⟨
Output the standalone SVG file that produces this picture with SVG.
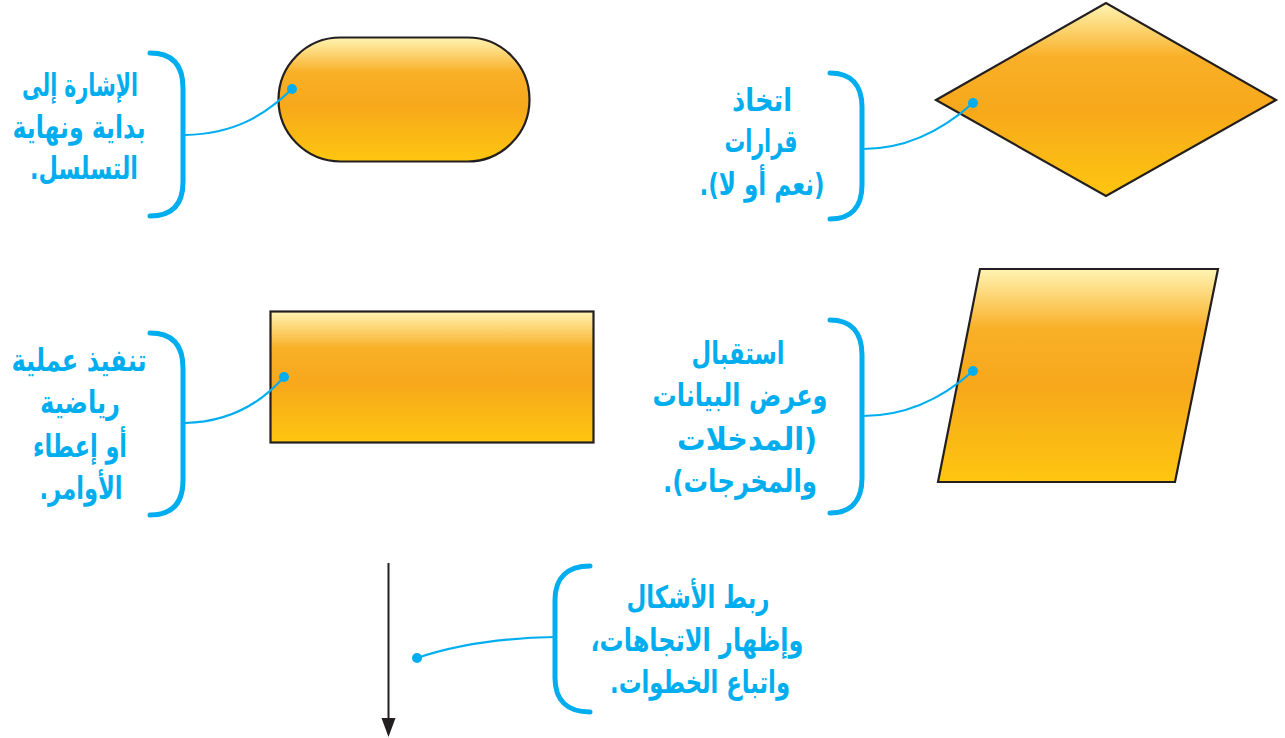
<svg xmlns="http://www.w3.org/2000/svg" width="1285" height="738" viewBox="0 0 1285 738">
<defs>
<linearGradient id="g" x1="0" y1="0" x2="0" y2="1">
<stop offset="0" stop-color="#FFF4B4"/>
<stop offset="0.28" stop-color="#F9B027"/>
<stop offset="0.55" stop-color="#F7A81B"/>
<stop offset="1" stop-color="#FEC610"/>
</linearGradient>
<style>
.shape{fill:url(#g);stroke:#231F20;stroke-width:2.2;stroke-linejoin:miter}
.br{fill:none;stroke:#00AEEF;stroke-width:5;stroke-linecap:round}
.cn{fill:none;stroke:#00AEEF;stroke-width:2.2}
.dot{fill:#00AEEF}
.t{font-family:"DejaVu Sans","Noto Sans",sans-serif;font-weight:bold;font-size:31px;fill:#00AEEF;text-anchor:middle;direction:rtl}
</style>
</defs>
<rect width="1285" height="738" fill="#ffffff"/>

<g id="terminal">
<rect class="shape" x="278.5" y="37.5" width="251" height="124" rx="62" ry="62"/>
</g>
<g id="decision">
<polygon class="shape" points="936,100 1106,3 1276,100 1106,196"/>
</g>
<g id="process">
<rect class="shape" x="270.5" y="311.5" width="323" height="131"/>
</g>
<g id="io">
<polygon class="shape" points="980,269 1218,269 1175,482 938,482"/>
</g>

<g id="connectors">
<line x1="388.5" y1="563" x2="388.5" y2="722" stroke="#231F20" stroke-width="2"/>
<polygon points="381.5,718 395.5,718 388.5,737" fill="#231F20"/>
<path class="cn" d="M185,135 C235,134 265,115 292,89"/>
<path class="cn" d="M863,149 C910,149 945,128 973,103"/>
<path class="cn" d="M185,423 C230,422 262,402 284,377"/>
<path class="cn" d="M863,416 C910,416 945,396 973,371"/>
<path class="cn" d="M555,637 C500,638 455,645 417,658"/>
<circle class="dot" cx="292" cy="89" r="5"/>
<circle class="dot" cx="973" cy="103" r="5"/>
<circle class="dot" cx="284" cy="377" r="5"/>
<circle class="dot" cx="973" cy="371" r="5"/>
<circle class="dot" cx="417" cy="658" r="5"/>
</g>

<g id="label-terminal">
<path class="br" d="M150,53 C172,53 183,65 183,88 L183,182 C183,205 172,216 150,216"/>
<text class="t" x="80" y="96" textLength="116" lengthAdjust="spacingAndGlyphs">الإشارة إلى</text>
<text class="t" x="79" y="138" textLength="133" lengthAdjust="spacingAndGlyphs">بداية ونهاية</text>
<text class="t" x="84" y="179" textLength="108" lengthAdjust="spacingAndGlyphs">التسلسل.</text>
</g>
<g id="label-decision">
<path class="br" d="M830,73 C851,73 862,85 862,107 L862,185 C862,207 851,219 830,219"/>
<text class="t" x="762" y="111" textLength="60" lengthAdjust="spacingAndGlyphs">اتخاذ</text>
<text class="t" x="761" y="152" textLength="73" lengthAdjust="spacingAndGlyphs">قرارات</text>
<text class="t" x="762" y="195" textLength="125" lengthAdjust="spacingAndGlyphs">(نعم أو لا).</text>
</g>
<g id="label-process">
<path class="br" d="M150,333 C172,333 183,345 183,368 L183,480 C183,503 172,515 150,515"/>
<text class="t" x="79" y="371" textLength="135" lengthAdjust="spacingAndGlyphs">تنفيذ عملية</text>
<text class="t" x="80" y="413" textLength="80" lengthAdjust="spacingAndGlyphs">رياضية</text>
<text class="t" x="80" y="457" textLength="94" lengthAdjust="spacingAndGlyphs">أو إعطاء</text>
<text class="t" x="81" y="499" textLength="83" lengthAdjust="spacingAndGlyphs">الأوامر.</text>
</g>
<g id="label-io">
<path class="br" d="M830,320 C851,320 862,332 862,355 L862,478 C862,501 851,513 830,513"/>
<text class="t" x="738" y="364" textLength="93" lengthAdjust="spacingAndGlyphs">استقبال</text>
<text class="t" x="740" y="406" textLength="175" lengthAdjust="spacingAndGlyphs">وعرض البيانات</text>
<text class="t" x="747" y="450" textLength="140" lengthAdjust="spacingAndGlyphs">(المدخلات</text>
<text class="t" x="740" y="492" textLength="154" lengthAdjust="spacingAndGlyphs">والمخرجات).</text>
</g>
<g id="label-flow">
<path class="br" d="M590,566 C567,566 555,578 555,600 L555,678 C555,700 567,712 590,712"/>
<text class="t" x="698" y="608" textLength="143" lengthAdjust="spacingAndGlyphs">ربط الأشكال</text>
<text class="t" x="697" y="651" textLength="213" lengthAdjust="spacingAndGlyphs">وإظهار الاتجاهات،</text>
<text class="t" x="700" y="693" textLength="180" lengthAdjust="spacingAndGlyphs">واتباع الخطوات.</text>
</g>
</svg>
⟩
* Work to be completed *
Every line above should be returned exactly; the pictures stay out.

* Exercise result *
Output the standalone SVG file that produces this picture with SVG.
<svg xmlns="http://www.w3.org/2000/svg" width="1285" height="738" viewBox="0 0 1285 738">
<defs>
<linearGradient id="g" x1="0" y1="0" x2="0" y2="1">
<stop offset="0" stop-color="#FFF4B4"/>
<stop offset="0.28" stop-color="#F9B027"/>
<stop offset="0.55" stop-color="#F7A81B"/>
<stop offset="1" stop-color="#FEC610"/>
</linearGradient>
<style>
.shape{fill:url(#g);stroke:#231F20;stroke-width:2.2;stroke-linejoin:miter}
.br{fill:none;stroke:#00AEEF;stroke-width:5;stroke-linecap:round}
.cn{fill:none;stroke:#00AEEF;stroke-width:2.2}
.dot{fill:#00AEEF}
.t{font-family:"DejaVu Sans","Noto Sans",sans-serif;font-weight:bold;font-size:31px;fill:#00AEEF;text-anchor:middle;direction:rtl}
</style>
</defs>
<rect width="1285" height="738" fill="#ffffff"/>

<g id="terminal">
<rect class="shape" x="278.5" y="37.5" width="251" height="124" rx="62" ry="62"/>
</g>
<g id="decision">
<polygon class="shape" points="936,100 1106,3 1276,100 1106,196"/>
</g>
<g id="process">
<rect class="shape" x="270.5" y="311.5" width="323" height="131"/>
</g>
<g id="io">
<polygon class="shape" points="980,269 1218,269 1175,482 938,482"/>
</g>

<g id="connectors">
<line x1="388.5" y1="563" x2="388.5" y2="722" stroke="#231F20" stroke-width="2"/>
<polygon points="381.5,718 395.5,718 388.5,737" fill="#231F20"/>
<path class="cn" d="M185,135 C235,134 265,115 292,89"/>
<path class="cn" d="M863,149 C910,149 945,128 973,103"/>
<path class="cn" d="M185,423 C230,422 262,402 284,377"/>
<path class="cn" d="M863,416 C910,416 945,396 973,371"/>
<path class="cn" d="M555,637 C500,638 455,645 417,658"/>
<circle class="dot" cx="292" cy="89" r="5"/>
<circle class="dot" cx="973" cy="103" r="5"/>
<circle class="dot" cx="284" cy="377" r="5"/>
<circle class="dot" cx="973" cy="371" r="5"/>
<circle class="dot" cx="417" cy="658" r="5"/>
</g>

<g id="label-terminal">
<path class="br" d="M150,53 C172,53 183,65 183,88 L183,182 C183,205 172,216 150,216"/>
<text class="t" x="80" y="96" textLength="116" lengthAdjust="spacingAndGlyphs">الإشارة إلى</text>
<text class="t" x="79" y="138" textLength="133" lengthAdjust="spacingAndGlyphs">بداية ونهاية</text>
<text class="t" x="84" y="179" textLength="108" lengthAdjust="spacingAndGlyphs">التسلسل.</text>
</g>
<g id="label-decision">
<path class="br" d="M830,73 C851,73 862,85 862,107 L862,185 C862,207 851,219 830,219"/>
<text class="t" x="762" y="111" textLength="60" lengthAdjust="spacingAndGlyphs">اتخاذ</text>
<text class="t" x="761" y="152" textLength="73" lengthAdjust="spacingAndGlyphs">قرارات</text>
<text class="t" x="762" y="195" textLength="125" lengthAdjust="spacingAndGlyphs">(نعم أو لا).</text>
</g>
<g id="label-process">
<path class="br" d="M150,333 C172,333 183,345 183,368 L183,480 C183,503 172,515 150,515"/>
<text class="t" x="79" y="371" textLength="135" lengthAdjust="spacingAndGlyphs">تنفيذ عملية</text>
<text class="t" x="80" y="413" textLength="80" lengthAdjust="spacingAndGlyphs">رياضية</text>
<text class="t" x="80" y="457" textLength="94" lengthAdjust="spacingAndGlyphs">أو إعطاء</text>
<text class="t" x="81" y="499" textLength="83" lengthAdjust="spacingAndGlyphs">الأوامر.</text>
</g>
<g id="label-io">
<path class="br" d="M830,320 C851,320 862,332 862,355 L862,478 C862,501 851,513 830,513"/>
<text class="t" x="738" y="364" textLength="93" lengthAdjust="spacingAndGlyphs">استقبال</text>
<text class="t" x="740" y="406" textLength="175" lengthAdjust="spacingAndGlyphs">وعرض البيانات</text>
<text class="t" x="747" y="450" textLength="140" lengthAdjust="spacingAndGlyphs">(المدخلات</text>
<text class="t" x="740" y="492" textLength="154" lengthAdjust="spacingAndGlyphs">والمخرجات).</text>
</g>
<g id="label-flow">
<path class="br" d="M590,566 C567,566 555,578 555,600 L555,678 C555,700 567,712 590,712"/>
<text class="t" x="698" y="608" textLength="143" lengthAdjust="spacingAndGlyphs">ربط الأشكال</text>
<text class="t" x="697" y="651" textLength="213" lengthAdjust="spacingAndGlyphs">وإظهار الاتجاهات،</text>
<text class="t" x="700" y="693" textLength="180" lengthAdjust="spacingAndGlyphs">واتباع الخطوات.</text>
</g>
</svg>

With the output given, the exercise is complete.